Artworks of the Week
Diane Arbus
Mrs. T. Charlton Henry, with her collar of pearls and trappings of wealth, might have appeared an atypical subject for Diane Arbus, the singular photographer best known for her vernacular images of social outsiders. In this dimly lit portrait commissioned for Harper’s Bazaar, Mrs. Henry gazes directly at the camera with a careful posture that appears to hold her bouffant of hair aloft. Amid the apparent luxury of her home, Mrs. T. Charlton Henry’s narrow frame seems almost fragile, both protected and weighed down by the clothes and furnishings that envelop her. Arbus often shot her subjects in their homes, reflecting the intimate relationships of trust that the photographer built. Yet they also reveal a voyeuristic pleasure. Arbus appeals to our natural curiosity to look at the other, and then forces us to linger, surprising us with the raw imperfections of humanity.
Arbus was one of a wave of new documentary photographers to emerge in the 1960s and 1970s. Following the composed pictorialism of photographers such as Alfred Steiglitz and Paul Strand, and the consciousness of social documentarians of the first half of the twentieth century, Arbus draws from both fine art and documentary traditions to explore the grittier and often unseen realties of everyday life. Her distinctive photographs are both disarmingly unsentimental and richly observant, embracing the classic portrait tradition while encapsulating emotional response and social critique.
Diane Arbus (American, 1923‑1971), Mrs. T. Charlton Henry on a couch in her Chestnut Hill home, Philadelphia, Pa., 1965, gelatin silver print, edition 20/75, 19 7/8 × 15 7/8 inches. Gift of Joe and Pamela Bonino, 89‑2010.
Deborah Butterfield
Deborah Butterfield is an American sculptor known for her large sculptures of horses. She and her husband, artist John Buck, divide their time between Hawaii and a farm in Bozeman, Montana, where Butterfield trains, rides, and bonds with her horses.

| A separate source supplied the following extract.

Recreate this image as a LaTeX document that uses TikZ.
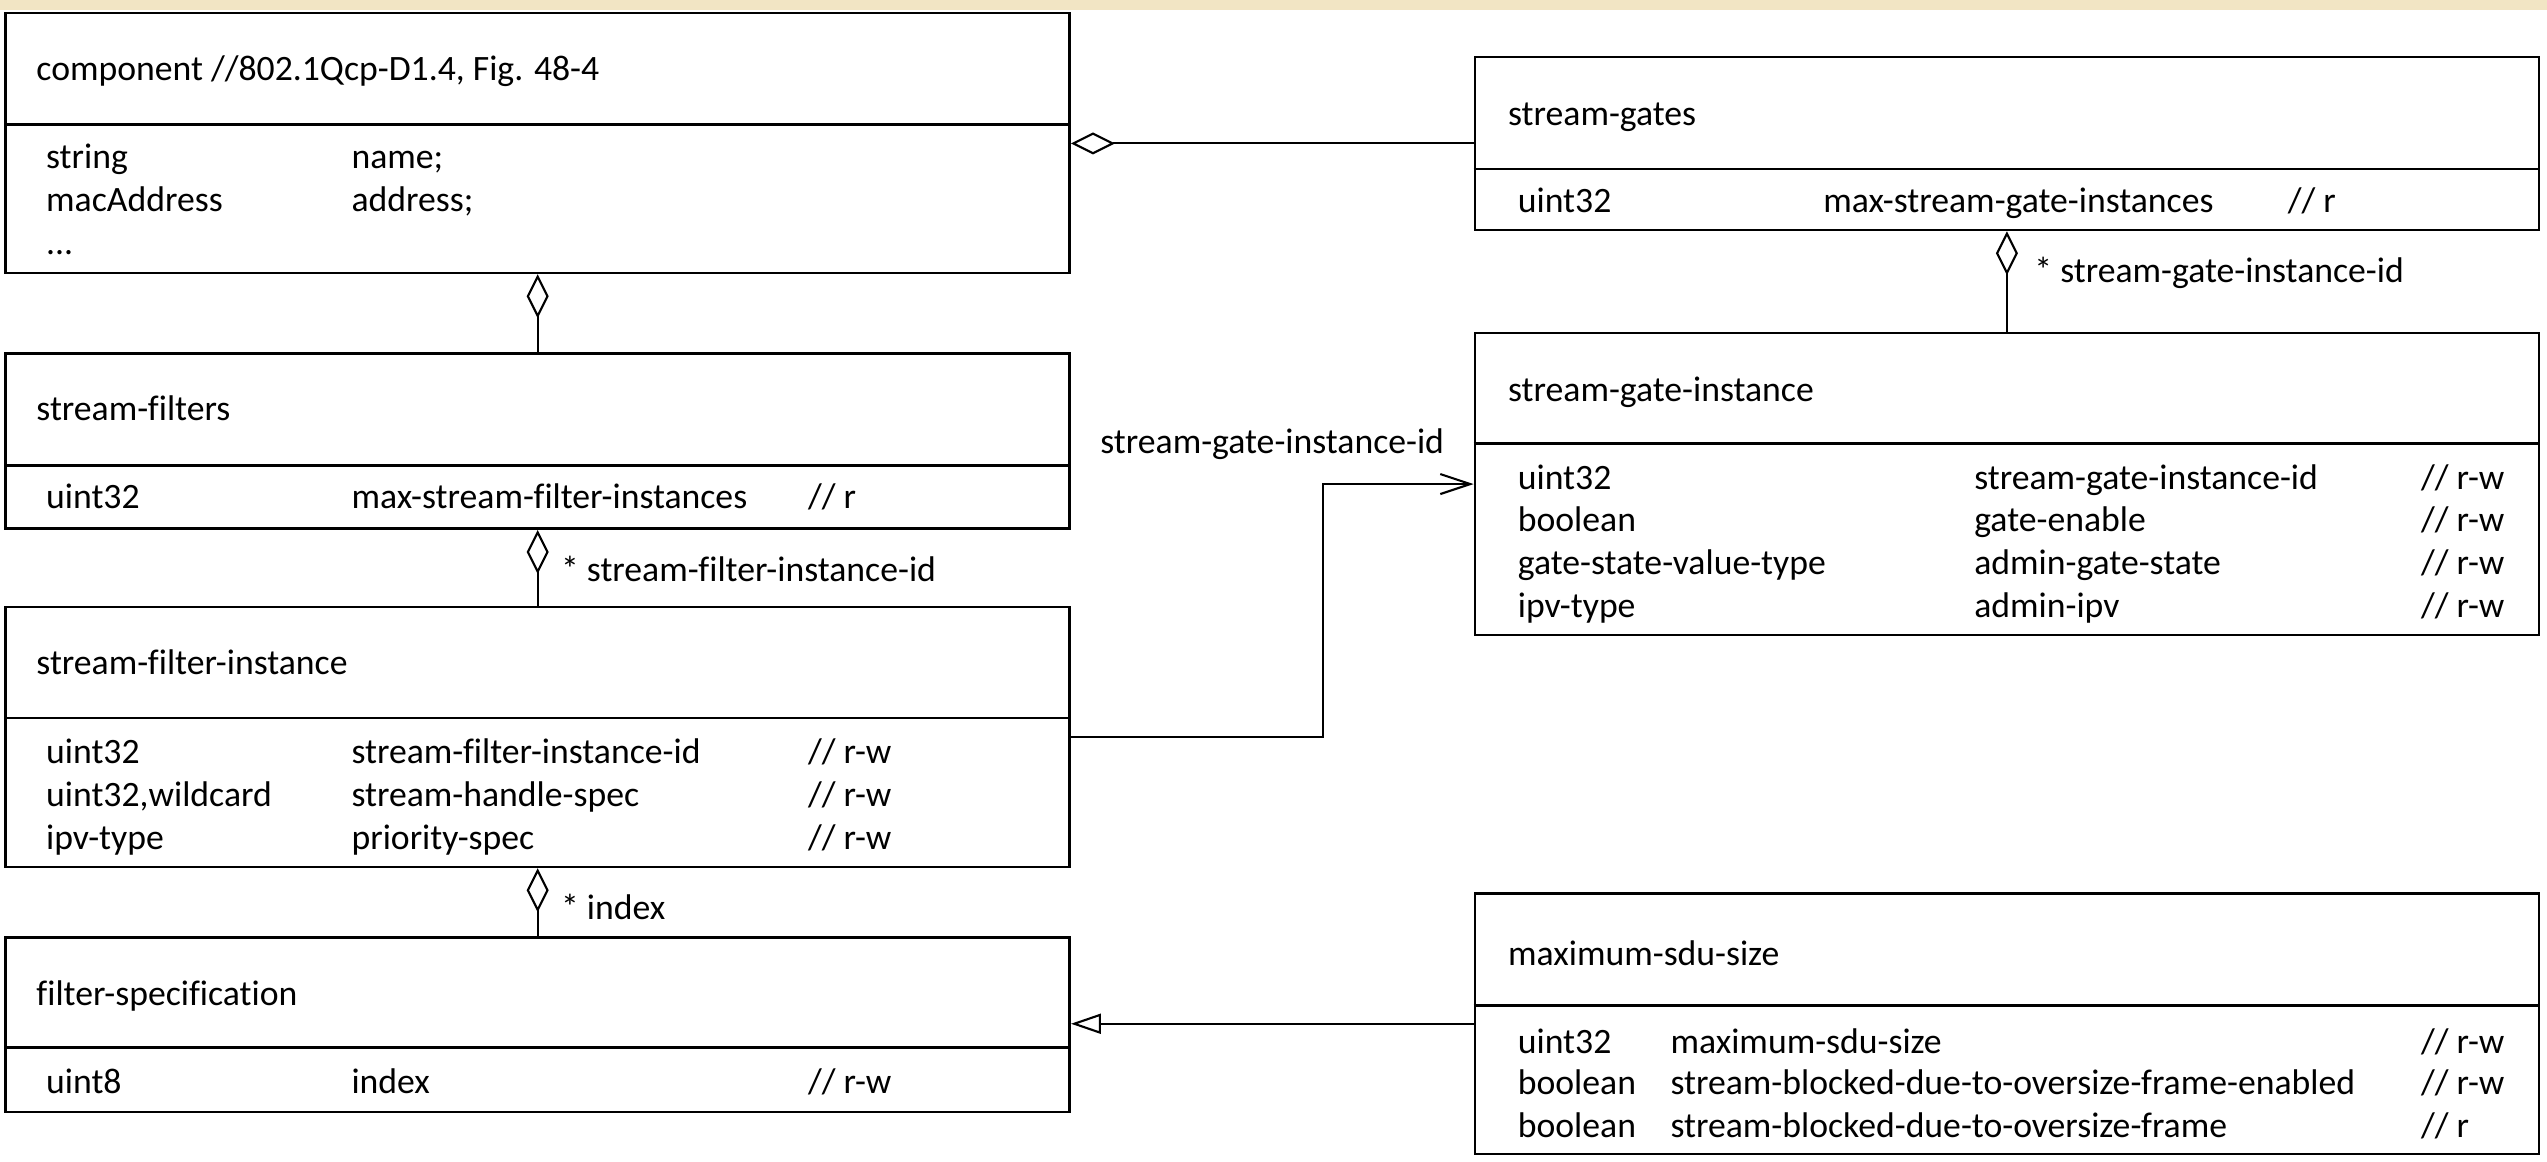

Butterfield’s early horse sculptures from the 1970s were made of natural materials such as mud, clay, and sticks, but in the 1980s she began using scrap metal or cast bronze. Ryuanji, a later work, combines both wood and bronze in its construction. She first gathered large branches of driftwood to assemble a skeleton-like armature, adding smaller branches to define the curves and graceful lines of the equestrian form. Each wood piece was then dismantled, cast in bronze, and reassembled in its original position. The bronze patinas were achieved by applying various chemical washes to recreate the natural hues and textures of worn and weathered driftwood.
Butterfield explains that her horse imagery provides her a way of creating a metaphorical self-portrait. She has created horses in a myriad of poses, postures, and attitudes from standing upright, as in this work, to grazing or lying down—each with its own individual personality. The spaces between the branches give her horse its rhythm and relative density, while inviting the viewer to discover hidden secrets such as the root that is wrapped around a rock. According to Butterfield, in this work, “The striated pattern of parallel lines reminded me of raked Zen gardens, so I titled this gentle horse Ryuanji.”
Deborah Butterfield (American, born 1949) Ryuanji, 2006, bronze, 86 x 119 x 31 inches. Museum purchase with funds provided by David Kaplan and Glenn Ostergaard, 116‑2006.